• _Written instruction_:
Copy each line below exactly and leave the pictures out.

## Start Supplied information

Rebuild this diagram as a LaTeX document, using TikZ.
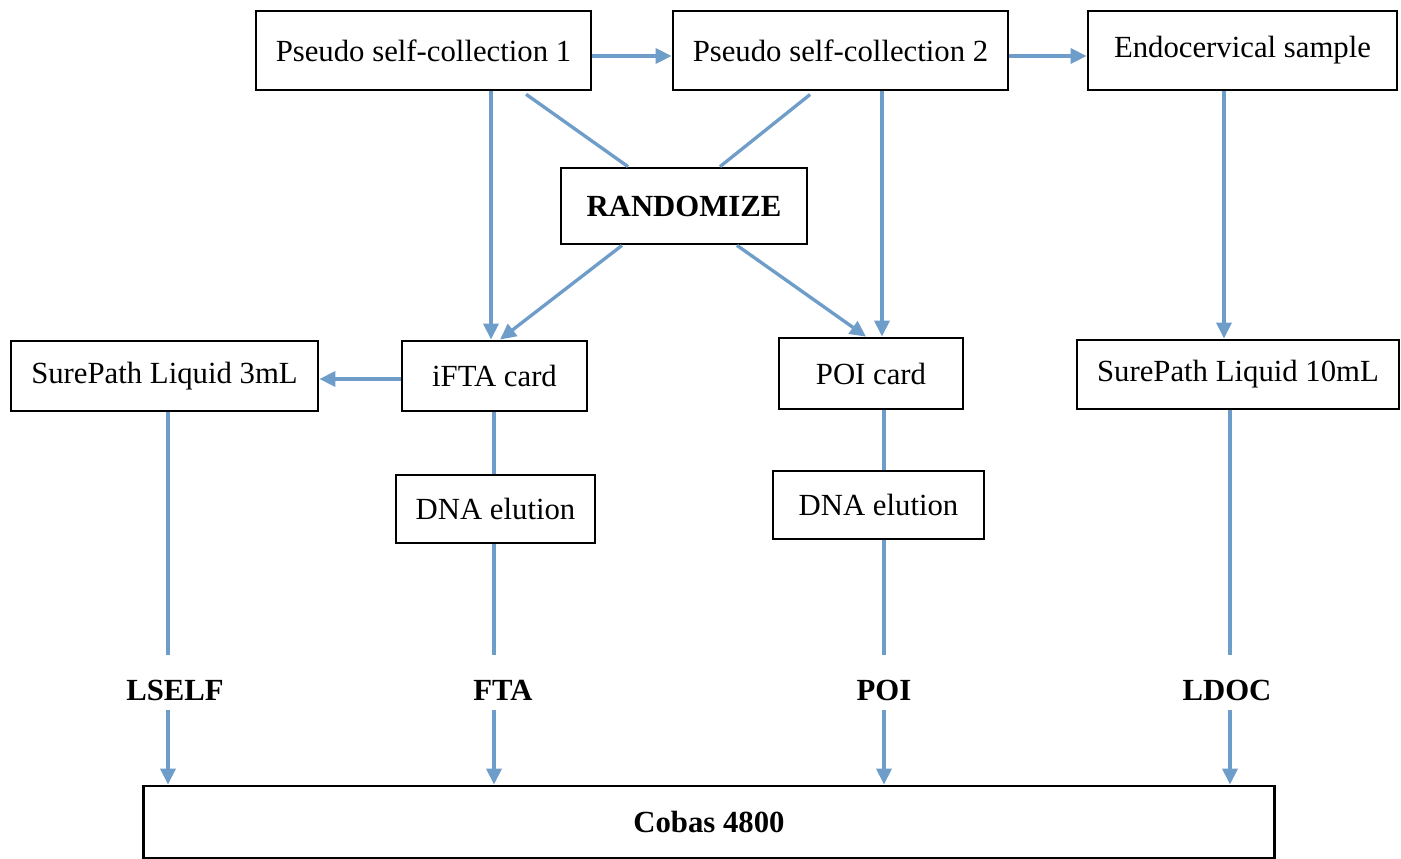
\documentclass[tikz,border=0pt]{standalone}
\usepackage{fontspec}
\setmainfont{Liberation Serif}
\usetikzlibrary{arrows.meta}
\definecolor{flowBlue}{RGB}{110,157,201}
\tikzset{
  procBox/.style={draw=black, line width=1.6pt, fill=white, inner sep=0pt, font=\fontsize{17.5}{21}\selectfont},
  flowLine/.style={draw=flowBlue, line width=1.9pt},
  flowArrow/.style={flowLine, -{Triangle[length=0.32cm,width=0.3cm]}},
  tagLabel/.style={font=\fontsize{17.5}{21}\selectfont\bfseries, inner sep=0pt, text height=0.9cm, text depth=0.2cm, anchor=base}
}

\begin{document}
\begin{tikzpicture}[x=0.02cm, y=-0.02cm]
  \useasboundingbox (0,0) rectangle (1401,859);
  % collection row
  \node[procBox, minimum width=6.7cm, minimum height=1.58cm] (psc1) at (423.5,50.5) {Pseudo self-collection 1};
  \node[procBox, minimum width=6.7cm, minimum height=1.58cm] (psc2) at (840.5,50.5) {Pseudo self-collection 2};
  \node[procBox, minimum width=6.18cm, minimum height=1.58cm] (endo) at (1242.5,50.5) {Endocervical sample};
  \node[procBox, minimum width=4.92cm, minimum height=1.52cm, font=\fontsize{17.5}{21}\selectfont\bfseries] (rand) at (684,206) {RANDOMIZE};
  % media row
  \node[procBox, minimum width=6.14cm, minimum height=1.4cm] (sp3) at (164.5,376) {SurePath Liquid 3mL};
  \node[procBox, minimum width=3.7cm, minimum height=1.4cm] (ifta) at (494.5,376) {iFTA card};
  \node[procBox, minimum width=3.68cm, minimum height=1.42cm] (poi) at (871,373.5) {POI card};
  \node[procBox, minimum width=6.44cm, minimum height=1.38cm] (sp10) at (1238,374.5) {SurePath Liquid 10mL};
  \node[procBox, minimum width=3.98cm, minimum height=1.36cm] (dna1) at (495.5,509) {DNA elution};
  \node[procBox, minimum width=4.22cm, minimum height=1.36cm] (dna2) at (878.5,505) {DNA elution};
  % assay labels
  \node[tagLabel] (lself) at (175,700) {LSELF};
  \node[tagLabel] (fta) at (503,700) {FTA};
  \node[tagLabel] (poilab) at (884,700) {POI};
  \node[tagLabel] (ldoc) at (1227,700) {LDOC};
  \node[procBox, minimum width=22.64cm, minimum height=1.44cm, font=\fontsize{17.5}{21}\selectfont\bfseries] (cobas) at (709,822) {Cobas 4800};

  \draw[flowArrow] (psc1.east |- 0,56) -- (psc2.west |- 0,56);
  \draw[flowArrow] (psc2.east |- 0,56) -- (endo.west |- 0,56);
  \draw[flowArrow] (psc1.south -| 491,0) -- (ifta.north -| 491,0);
  \draw[flowArrow] (psc2.south -| 882,0) -- (poi.north -| 882,0);
  \draw[flowArrow] (endo.south -| 1224,0) -- (sp10.north -| 1224,0);
  \draw[flowLine, shorten <=0.1cm] (psc1.south -| 522,0) -- (rand.north -| 628,0);
  \draw[flowLine, shorten <=0.1cm] (psc2.south -| 814,0) -- (rand.north -| 720,0);
  \draw[flowArrow] (rand.south -| 622,0) -- (ifta.north -| 500,0);
  \draw[flowArrow] (rand.south -| 737,0) -- (poi.north -| 866,0);
  \draw[flowArrow] (ifta.west |- 0,379) -- (sp3.east |- 0,379);
  \draw[flowLine] (ifta.south -| 494,0) -- (dna1.north -| 494,0);
  \draw[flowLine] (poi.south -| 884,0) -- (dna2.north -| 884,0);

  \draw[flowLine] (sp3.south -| 168,0) -- (lself.north -| 168,0);
  \draw[flowLine] (dna1.south -| 494,0) -- (fta.north -| 494,0);
  \draw[flowLine] (dna2.south -| 884,0) -- (poilab.north -| 884,0);
  \draw[flowLine] (sp10.south -| 1230,0) -- (ldoc.north -| 1230,0);
  \draw[flowArrow] (lself.south -| 168,0) -- (cobas.north -| 168,0);
  \draw[flowArrow] (fta.south -| 494,0) -- (cobas.north -| 494,0);
  \draw[flowArrow] (poilab.south -| 884,0) -- (cobas.north -| 884,0);
  \draw[flowArrow] (ldoc.south -| 1230,0) -- (cobas.north -| 1230,0);
\end{tikzpicture}
\end{document}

## End Supplied information

• _Worked solution_:
Rebuild this diagram as a LaTeX document, using TikZ.
\documentclass[tikz,border=0pt]{standalone}
\usepackage{fontspec}
\setmainfont{Liberation Serif}
\usetikzlibrary{arrows.meta}
\definecolor{flowBlue}{RGB}{110,157,201}
\tikzset{
  procBox/.style={draw=black, line width=1.6pt, fill=white, inner sep=0pt, font=\fontsize{17.5}{21}\selectfont},
  flowLine/.style={draw=flowBlue, line width=1.9pt},
  flowArrow/.style={flowLine, -{Triangle[length=0.32cm,width=0.3cm]}},
  tagLabel/.style={font=\fontsize{17.5}{21}\selectfont\bfseries, inner sep=0pt, text height=0.9cm, text depth=0.2cm, anchor=base}
}

\begin{document}
\begin{tikzpicture}[x=0.02cm, y=-0.02cm]
  \useasboundingbox (0,0) rectangle (1401,859);
  % collection row
  \node[procBox, minimum width=6.7cm, minimum height=1.58cm] (psc1) at (423.5,50.5) {Pseudo self-collection 1};
  \node[procBox, minimum width=6.7cm, minimum height=1.58cm] (psc2) at (840.5,50.5) {Pseudo self-collection 2};
  \node[procBox, minimum width=6.18cm, minimum height=1.58cm] (endo) at (1242.5,50.5) {Endocervical sample};
  \node[procBox, minimum width=4.92cm, minimum height=1.52cm, font=\fontsize{17.5}{21}\selectfont\bfseries] (rand) at (684,206) {RANDOMIZE};
  % media row
  \node[procBox, minimum width=6.14cm, minimum height=1.4cm] (sp3) at (164.5,376) {SurePath Liquid 3mL};
  \node[procBox, minimum width=3.7cm, minimum height=1.4cm] (ifta) at (494.5,376) {iFTA card};
  \node[procBox, minimum width=3.68cm, minimum height=1.42cm] (poi) at (871,373.5) {POI card};
  \node[procBox, minimum width=6.44cm, minimum height=1.38cm] (sp10) at (1238,374.5) {SurePath Liquid 10mL};
  \node[procBox, minimum width=3.98cm, minimum height=1.36cm] (dna1) at (495.5,509) {DNA elution};
  \node[procBox, minimum width=4.22cm, minimum height=1.36cm] (dna2) at (878.5,505) {DNA elution};
  % assay labels
  \node[tagLabel] (lself) at (175,700) {LSELF};
  \node[tagLabel] (fta) at (503,700) {FTA};
  \node[tagLabel] (poilab) at (884,700) {POI};
  \node[tagLabel] (ldoc) at (1227,700) {LDOC};
  \node[procBox, minimum width=22.64cm, minimum height=1.44cm, font=\fontsize{17.5}{21}\selectfont\bfseries] (cobas) at (709,822) {Cobas 4800};

  \draw[flowArrow] (psc1.east |- 0,56) -- (psc2.west |- 0,56);
  \draw[flowArrow] (psc2.east |- 0,56) -- (endo.west |- 0,56);
  \draw[flowArrow] (psc1.south -| 491,0) -- (ifta.north -| 491,0);
  \draw[flowArrow] (psc2.south -| 882,0) -- (poi.north -| 882,0);
  \draw[flowArrow] (endo.south -| 1224,0) -- (sp10.north -| 1224,0);
  \draw[flowLine, shorten <=0.1cm] (psc1.south -| 522,0) -- (rand.north -| 628,0);
  \draw[flowLine, shorten <=0.1cm] (psc2.south -| 814,0) -- (rand.north -| 720,0);
  \draw[flowArrow] (rand.south -| 622,0) -- (ifta.north -| 500,0);
  \draw[flowArrow] (rand.south -| 737,0) -- (poi.north -| 866,0);
  \draw[flowArrow] (ifta.west |- 0,379) -- (sp3.east |- 0,379);
  \draw[flowLine] (ifta.south -| 494,0) -- (dna1.north -| 494,0);
  \draw[flowLine] (poi.south -| 884,0) -- (dna2.north -| 884,0);

  \draw[flowLine] (sp3.south -| 168,0) -- (lself.north -| 168,0);
  \draw[flowLine] (dna1.south -| 494,0) -- (fta.north -| 494,0);
  \draw[flowLine] (dna2.south -| 884,0) -- (poilab.north -| 884,0);
  \draw[flowLine] (sp10.south -| 1230,0) -- (ldoc.north -| 1230,0);
  \draw[flowArrow] (lself.south -| 168,0) -- (cobas.north -| 168,0);
  \draw[flowArrow] (fta.south -| 494,0) -- (cobas.north -| 494,0);
  \draw[flowArrow] (poilab.south -| 884,0) -- (cobas.north -| 884,0);
  \draw[flowArrow] (ldoc.south -| 1230,0) -- (cobas.north -| 1230,0);
\end{tikzpicture}
\end{document}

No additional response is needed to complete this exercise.